Type 1 Type 1 diabetes, previously called insulin-dependent diabetes mellitus (IDDM) or juvenileonset diabetes, may account for 5 percent to 10 percent of all diagnosed cases of diabetes. Risk factors are less well defined for Type 1 diabetes than for Type 2 diabetes, but autoimmune, genetic, and environmental factors are involved in the development of this type of diabetes.

Type 2 Type 2 diabetes was previously called non-insulin-dependent diabetes mellitus (NIDDM) or adult-onset diabetes. Type 2 diabetes may account for about 90 percent to 95 percent of all diagnosed cases of diabetes. Risk factors for Type 2 diabetes include older age, obesity, family history of diabetes, prior history of gestational diabetes, impaired glucose tolerance, physical inactivity, and race/ethnicity. African Americans, Hispanic/Latino Americans, American Indians, and some Asian Americans and Pacific Islanders are at particularly high risk for type 2 diabetes. Gestational diabetes develops in 2 percent to 5 percent of all pregnancies but usually disappears when a pregnancy is over.
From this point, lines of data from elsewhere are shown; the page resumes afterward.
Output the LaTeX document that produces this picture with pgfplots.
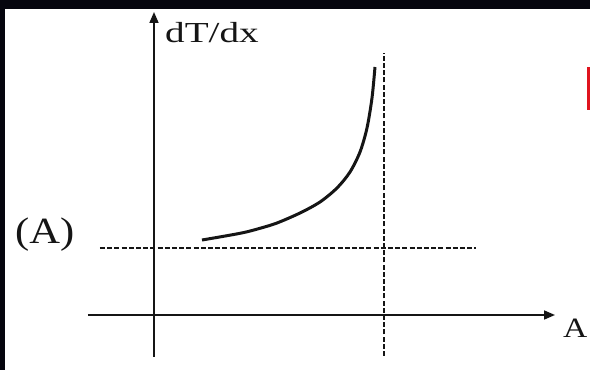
\documentclass[border=0pt]{standalone}
\usepackage{fontspec}
\setmainfont{Liberation Serif}
\usepackage{pgfplots}
\pgfplotsset{compat=1.18}
\usetikzlibrary{arrows.meta}
\definecolor{frameblack}{HTML}{05050E}
\definecolor{ink}{HTML}{151515}
\definecolor{markred}{HTML}{E0141E}

\begin{document}
\begin{tikzpicture}
  % page area and dark frame along the top and left edges
  \useasboundingbox (-154pt,-55pt) rectangle (436pt,315pt);
  \fill[frameblack] (-154pt,-55pt) rectangle (436pt,315pt);
  \fill[white] (-149pt,-55pt) rectangle (436pt,306pt);
  \fill[markred] (433pt,205pt) rectangle (436pt,248pt);

  \begin{axis}[
      at={(0pt,0pt)}, anchor=origin,
      scale only axis,
      width=467pt, height=345pt,
      xmin=-66, xmax=401,
      ymin=-42, ymax=303,
      axis lines=middle,
      axis line style={line width=1.7pt, ink, -{Triangle[length=11pt,width=9pt]}},
      xtick=\empty, ytick=\empty,
      clip=false,
    ]
    % threshold level and asymptote
    \addplot[ink, line width=1.4pt, dash pattern=on 5pt off 2.2pt]
      coordinates {(-54,67) (322,67)};
    \addplot[ink, line width=1.4pt, dash pattern=on 5pt off 2.2pt]
      coordinates {(230,-41) (230,262)};
    % rising gradient curve
    \addplot[ink, line width=3pt, smooth]
      coordinates {
        (48,75) (69,78.6) (90,82.5) (106,86.7) (123,92) (146,102)
        (166,113) (183,127) (196,143) (206,163) (213,187) (218,217)
        (221,248)
      };
    \node[anchor=base west, ink, inner sep=0pt,
          font=\fontsize{29}{32}\selectfont] at (axis cs:11,272)
          {\scalebox{1.35}[1]{dT/dx}};
    \node[anchor=base west, ink, inner sep=0pt,
          font=\fontsize{37}{40}\selectfont] at (axis cs:-139,71)
          {\scalebox{1.15}[1]{(A)}};
    \node[anchor=base west, ink, inner sep=0pt,
          font=\fontsize{28}{30}\selectfont] at (axis cs:409,-23)
          {\scalebox{1.2}[1]{A}};
  \end{axis}
\end{tikzpicture}
\end{document}
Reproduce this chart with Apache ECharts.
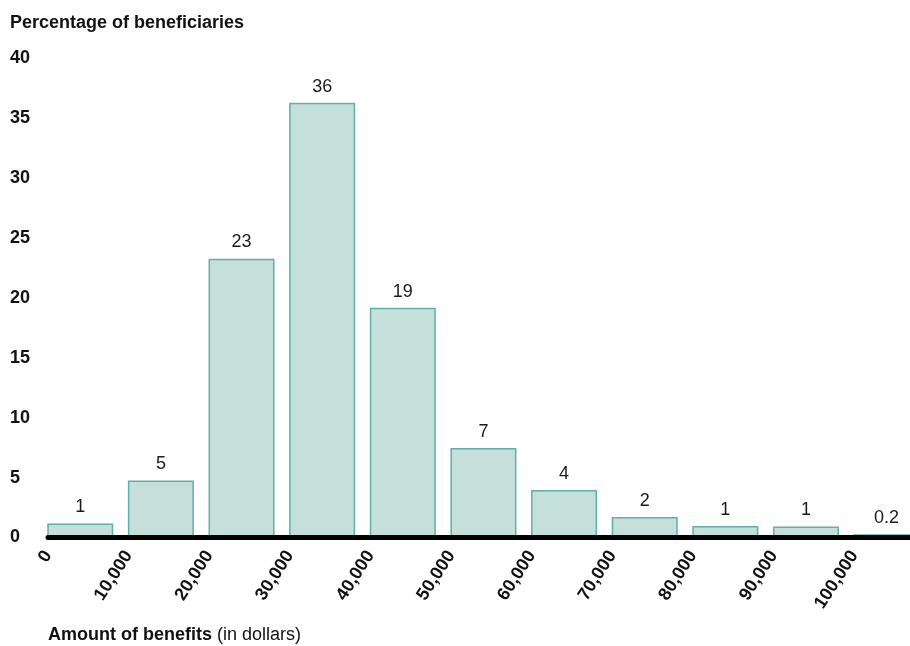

Gestational diabetes occurs more frequently in African Americans, Hispanic/Latino Americans, American Indians, and people with a family history of diabetes than in other groups. Obesity is also associated with higher risk. Women who have had gestational diabetes are at increased risk for later developing Type 2 diabetes. In some studies, nearly 40 percent of women with a history of gestational diabetes developed diabetes in the future. Other specific types of diabetes result from specific genetic syndromes, surgery, drugs, malnutrition, infections, and other illnesses. Such types of diabetes may account for 1 percent to 2 percent of all diagnosed cases of diabetes.

Diabetes Symptoms

The following symptoms of diabetes are typical. However, some people with type 2 diabetes have symptoms so mild that they go unnoticed.

Common symptoms of diabetes:

  • Urinating often
  • Feeling very thirsty
  • Feeling very hungry – even though you are eating
  • Extreme fatigue
  • Blurry vision
  • Cuts/bruises that are slow to heal
  • Weight loss – even though you are eating more (type 1)
  • Tingling, pain, or numbness in the hands/feet (type 2)
  • Sexual response problems/slow healing wounds

Early detection and treatment of diabetes can decrease the risk of developing the complications of diabetes.